[Supplied material start]

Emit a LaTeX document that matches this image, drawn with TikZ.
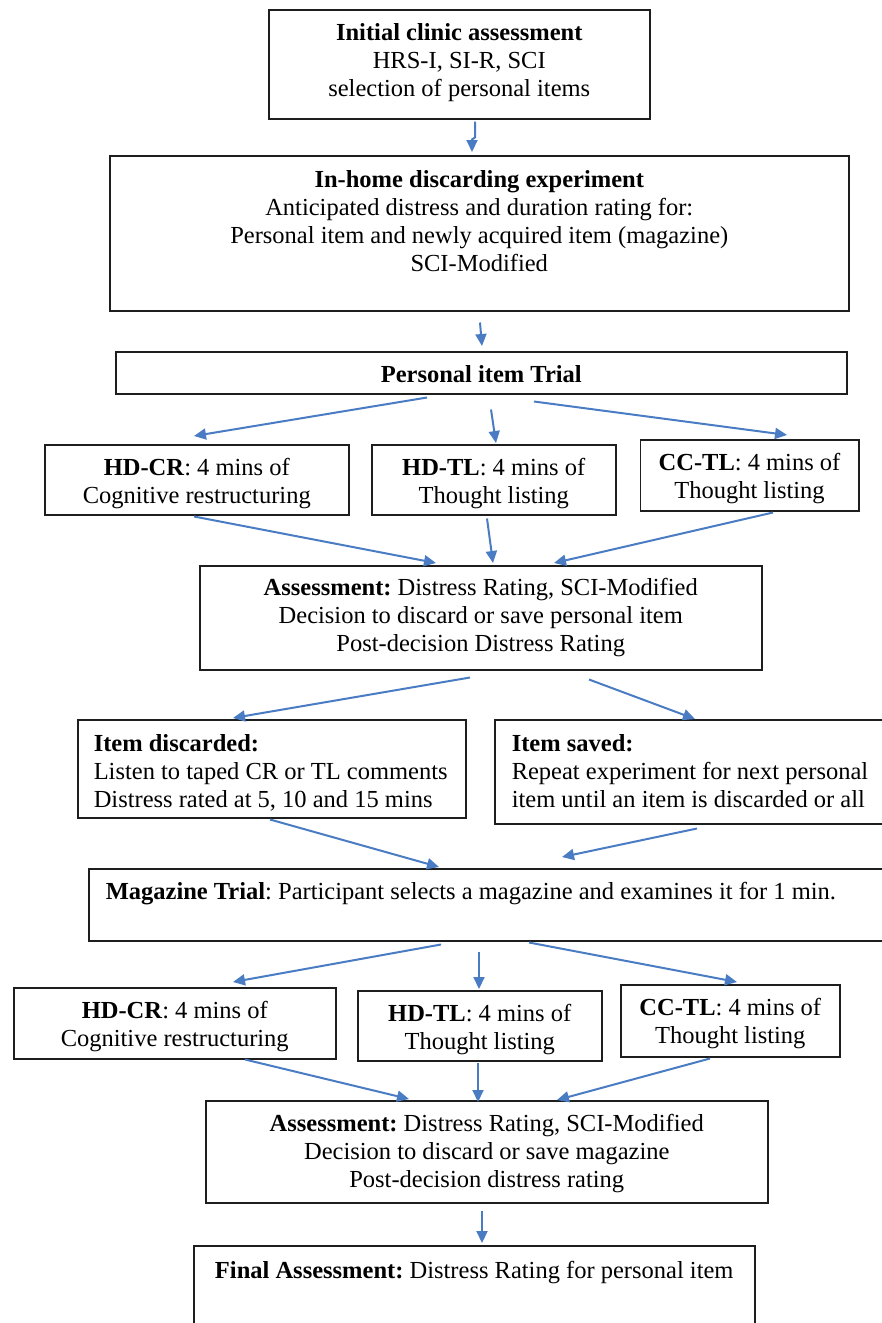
\documentclass[tikz,border=0pt]{standalone}
\usepackage{fontspec}
\setmainfont{Liberation Serif}
\usetikzlibrary{arrows.meta}
\definecolor{arrblue}{HTML}{4A7CC4}
\definecolor{boxline}{HTML}{1E1E1E}
\newcommand\cbx[4]{\parbox[t][#2][t]{#1}{\vspace*{#3}\centering\strut #4}}
\newcommand\lbx[5]{\parbox[t][#2][t]{#1}{\vspace*{#3}\raggedright\leftskip=#4\strut #5}}
\frenchspacing
\begin{document}
\begin{tikzpicture}[x=1pt,y=-1pt,
  bx/.style={draw=boxline, line width=1.5pt, inner sep=0pt, anchor=north west,
    font=\fontsize{24.5}{28}\selectfont\frenchspacing},
  arr/.style={draw=arrblue, line width=2pt, -{Triangle[length=12pt,width=11pt]}}]
\useasboundingbox (0,0) rectangle (882,1323);
\clip (0,0) rectangle (882,1323);

\node[bx] (init) at (268,9) {\cbx{381pt}{109pt}{11.4pt}{\textbf{Initial clinic assessment}\\HRS-I, SI-R, SCI\\selection of personal items}};
\node[bx] (inhome) at (109,155) {\cbx{739pt}{155pt}{12.4pt}{\textbf{In-home discarding experiment}\\Anticipated distress and duration rating for:\\Personal item and newly acquired item (magazine)\\SCI-Modified}};
\node[bx] (trial) at (115,351) {\cbx{731pt}{42pt}{11.4pt}{\textbf{Personal item Trial}}};
\node[bx] (crA) at (44,444) {\cbx{304pt}{70pt}{11.4pt}{\textbf{HD-CR}: 4 mins of\\Cognitive restructuring}};
\node[bx] (tlA) at (371,444) {\cbx{244pt}{70pt}{11.4pt}{\textbf{HD-TL}: 4 mins of\\Thought listing}};
\node[bx] (ccA) at (639.5,439) {\cbx{218.5pt}{71pt}{11.4pt}{\textbf{CC-TL}: 4 mins of\\Thought listing}};
\node[bx] (assessA) at (199,565) {\cbx{562pt}{104pt}{10.4pt}{\textbf{Assessment:} Distress Rating, SCI-Modified\\Decision to discard or save personal item\\Post-decision Distress Rating}};
\node[bx] (disc) at (77,719) {\lbx{388pt}{98pt}{12.4pt}{16pt}{\textbf{Item discarded:}\\Listen to taped CR or TL comments\\Distress rated at 5, 10 and 15 mins}};
\node[bx] (saved) at (494,719) {\lbx{406pt}{104pt}{12.4pt}{17pt}{\textbf{Item saved:}\\Repeat experiment for next personal\\item until an item is discarded or all}};
\node[bx] (mag) at (88,868) {\lbx{812pt}{72pt}{11.4pt}{17pt}{\textbf{Magazine Trial}: Participant selects a magazine and examines it for 1 min.}};
\node[bx] (crB) at (13,987) {\cbx{322pt}{71pt}{11.4pt}{\textbf{HD-CR}: 4 mins of\\Cognitive restructuring}};
\node[bx] (tlB) at (357,990) {\cbx{244pt}{70pt}{11.4pt}{\textbf{HD-TL}: 4 mins of\\Thought listing}};
\node[bx] (ccB) at (620,984) {\cbx{219pt}{72pt}{11.4pt}{\textbf{CC-TL}: 4 mins of\\Thought listing}};
\node[bx] (assessB) at (205,1100) {\cbx{562pt}{102pt}{11.4pt}{\textbf{Assessment:} Distress Rating, SCI-Modified\\Decision to discard or save magazine\\Post-decision distress rating}};
\node[bx] (final) at (193,1245) {\cbx{561pt}{95pt}{13.4pt}{\textbf{Final Assessment:} Distress Rating for personal item}};

% arrows
\draw[arr] ([shift={(207,2)}]init.south west) -- ++(0,16) -- ++(-3,2) -- ([shift={(363,-3)}]inhome.north west);
\draw[arr] ([shift={(371,11)}]inhome.south west) -- ([shift={(367,-5)}]trial.north west);

\draw[arr] ([shift={(312,3)}]trial.south west) -- ([shift={(150,-8)}]crA.north west);
\draw[arr] ([shift={(376,15)}]trial.south west) -- ([shift={(125,-1)}]tlA.north west);
\draw[arr] ([shift={(419,7)}]trial.south west) -- ([shift={(147.5,-4)}]ccA.north west);

\draw[arr] ([shift={(150,1)}]crA.south west) -- ([shift={(237,-2)}]assessA.north west);
\draw[arr] ([shift={(116,3)}]tlA.south west) -- ([shift={(294,-2)}]assessA.north west);
\draw[arr] ([shift={(133.5,1)}]ccA.south west) -- ([shift={(355,-2)}]assessA.north west);

\draw[arr] ([shift={(271,7)}]assessA.south west) -- ([shift={(156,-1)}]disc.north west);
\draw[arr] ([shift={(390,9)}]assessA.south west) -- ([shift={(201,0)}]saved.north west);

\draw[arr] ([shift={(193,1)}]disc.south west) -- ([shift={(351,-1)}]mag.north west);
\draw[arr] ([shift={(203,4)}]saved.south west) -- ([shift={(474,-11)}]mag.north west);

\draw[arr] ([shift={(353,3)}]mag.south west) -- ([shift={(220,-5)}]crB.north west);
\draw[arr] ([shift={(391,10)}]mag.south west) -- ([shift={(122,-1)}]tlB.north west);
\draw[arr] ([shift={(441,1)}]mag.south west) -- ([shift={(117,-2)}]ccB.north west);

\draw[arr] ([shift={(232,0)}]crB.south west) -- ([shift={(204,-1)}]assessB.north west);
\draw[arr] ([shift={(121,1)}]tlB.south west) -- ([shift={(273,2)}]assessB.north west);
\draw[arr] ([shift={(90,1)}]ccB.south west) -- ([shift={(352,0)}]assessB.north west);

\draw[arr] ([shift={(277,7)}]assessB.south west) -- ([shift={(289,-2)}]final.north west);
\end{tikzpicture}
\end{document}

[Supplied material end]

#### Exercise directions:
Go through the listing above and write it out again exactly, dropping the pictures.

#### Complete answer:
Emit a LaTeX document that matches this image, drawn with TikZ.
\documentclass[tikz,border=0pt]{standalone}
\usepackage{fontspec}
\setmainfont{Liberation Serif}
\usetikzlibrary{arrows.meta}
\definecolor{arrblue}{HTML}{4A7CC4}
\definecolor{boxline}{HTML}{1E1E1E}
\newcommand\cbx[4]{\parbox[t][#2][t]{#1}{\vspace*{#3}\centering\strut #4}}
\newcommand\lbx[5]{\parbox[t][#2][t]{#1}{\vspace*{#3}\raggedright\leftskip=#4\strut #5}}
\frenchspacing
\begin{document}
\begin{tikzpicture}[x=1pt,y=-1pt,
  bx/.style={draw=boxline, line width=1.5pt, inner sep=0pt, anchor=north west,
    font=\fontsize{24.5}{28}\selectfont\frenchspacing},
  arr/.style={draw=arrblue, line width=2pt, -{Triangle[length=12pt,width=11pt]}}]
\useasboundingbox (0,0) rectangle (882,1323);
\clip (0,0) rectangle (882,1323);

\node[bx] (init) at (268,9) {\cbx{381pt}{109pt}{11.4pt}{\textbf{Initial clinic assessment}\\HRS-I, SI-R, SCI\\selection of personal items}};
\node[bx] (inhome) at (109,155) {\cbx{739pt}{155pt}{12.4pt}{\textbf{In-home discarding experiment}\\Anticipated distress and duration rating for:\\Personal item and newly acquired item (magazine)\\SCI-Modified}};
\node[bx] (trial) at (115,351) {\cbx{731pt}{42pt}{11.4pt}{\textbf{Personal item Trial}}};
\node[bx] (crA) at (44,444) {\cbx{304pt}{70pt}{11.4pt}{\textbf{HD-CR}: 4 mins of\\Cognitive restructuring}};
\node[bx] (tlA) at (371,444) {\cbx{244pt}{70pt}{11.4pt}{\textbf{HD-TL}: 4 mins of\\Thought listing}};
\node[bx] (ccA) at (639.5,439) {\cbx{218.5pt}{71pt}{11.4pt}{\textbf{CC-TL}: 4 mins of\\Thought listing}};
\node[bx] (assessA) at (199,565) {\cbx{562pt}{104pt}{10.4pt}{\textbf{Assessment:} Distress Rating, SCI-Modified\\Decision to discard or save personal item\\Post-decision Distress Rating}};
\node[bx] (disc) at (77,719) {\lbx{388pt}{98pt}{12.4pt}{16pt}{\textbf{Item discarded:}\\Listen to taped CR or TL comments\\Distress rated at 5, 10 and 15 mins}};
\node[bx] (saved) at (494,719) {\lbx{406pt}{104pt}{12.4pt}{17pt}{\textbf{Item saved:}\\Repeat experiment for next personal\\item until an item is discarded or all}};
\node[bx] (mag) at (88,868) {\lbx{812pt}{72pt}{11.4pt}{17pt}{\textbf{Magazine Trial}: Participant selects a magazine and examines it for 1 min.}};
\node[bx] (crB) at (13,987) {\cbx{322pt}{71pt}{11.4pt}{\textbf{HD-CR}: 4 mins of\\Cognitive restructuring}};
\node[bx] (tlB) at (357,990) {\cbx{244pt}{70pt}{11.4pt}{\textbf{HD-TL}: 4 mins of\\Thought listing}};
\node[bx] (ccB) at (620,984) {\cbx{219pt}{72pt}{11.4pt}{\textbf{CC-TL}: 4 mins of\\Thought listing}};
\node[bx] (assessB) at (205,1100) {\cbx{562pt}{102pt}{11.4pt}{\textbf{Assessment:} Distress Rating, SCI-Modified\\Decision to discard or save magazine\\Post-decision distress rating}};
\node[bx] (final) at (193,1245) {\cbx{561pt}{95pt}{13.4pt}{\textbf{Final Assessment:} Distress Rating for personal item}};

% arrows
\draw[arr] ([shift={(207,2)}]init.south west) -- ++(0,16) -- ++(-3,2) -- ([shift={(363,-3)}]inhome.north west);
\draw[arr] ([shift={(371,11)}]inhome.south west) -- ([shift={(367,-5)}]trial.north west);

\draw[arr] ([shift={(312,3)}]trial.south west) -- ([shift={(150,-8)}]crA.north west);
\draw[arr] ([shift={(376,15)}]trial.south west) -- ([shift={(125,-1)}]tlA.north west);
\draw[arr] ([shift={(419,7)}]trial.south west) -- ([shift={(147.5,-4)}]ccA.north west);

\draw[arr] ([shift={(150,1)}]crA.south west) -- ([shift={(237,-2)}]assessA.north west);
\draw[arr] ([shift={(116,3)}]tlA.south west) -- ([shift={(294,-2)}]assessA.north west);
\draw[arr] ([shift={(133.5,1)}]ccA.south west) -- ([shift={(355,-2)}]assessA.north west);

\draw[arr] ([shift={(271,7)}]assessA.south west) -- ([shift={(156,-1)}]disc.north west);
\draw[arr] ([shift={(390,9)}]assessA.south west) -- ([shift={(201,0)}]saved.north west);

\draw[arr] ([shift={(193,1)}]disc.south west) -- ([shift={(351,-1)}]mag.north west);
\draw[arr] ([shift={(203,4)}]saved.south west) -- ([shift={(474,-11)}]mag.north west);

\draw[arr] ([shift={(353,3)}]mag.south west) -- ([shift={(220,-5)}]crB.north west);
\draw[arr] ([shift={(391,10)}]mag.south west) -- ([shift={(122,-1)}]tlB.north west);
\draw[arr] ([shift={(441,1)}]mag.south west) -- ([shift={(117,-2)}]ccB.north west);

\draw[arr] ([shift={(232,0)}]crB.south west) -- ([shift={(204,-1)}]assessB.north west);
\draw[arr] ([shift={(121,1)}]tlB.south west) -- ([shift={(273,2)}]assessB.north west);
\draw[arr] ([shift={(90,1)}]ccB.south west) -- ([shift={(352,0)}]assessB.north west);

\draw[arr] ([shift={(277,7)}]assessB.south west) -- ([shift={(289,-2)}]final.north west);
\end{tikzpicture}
\end{document}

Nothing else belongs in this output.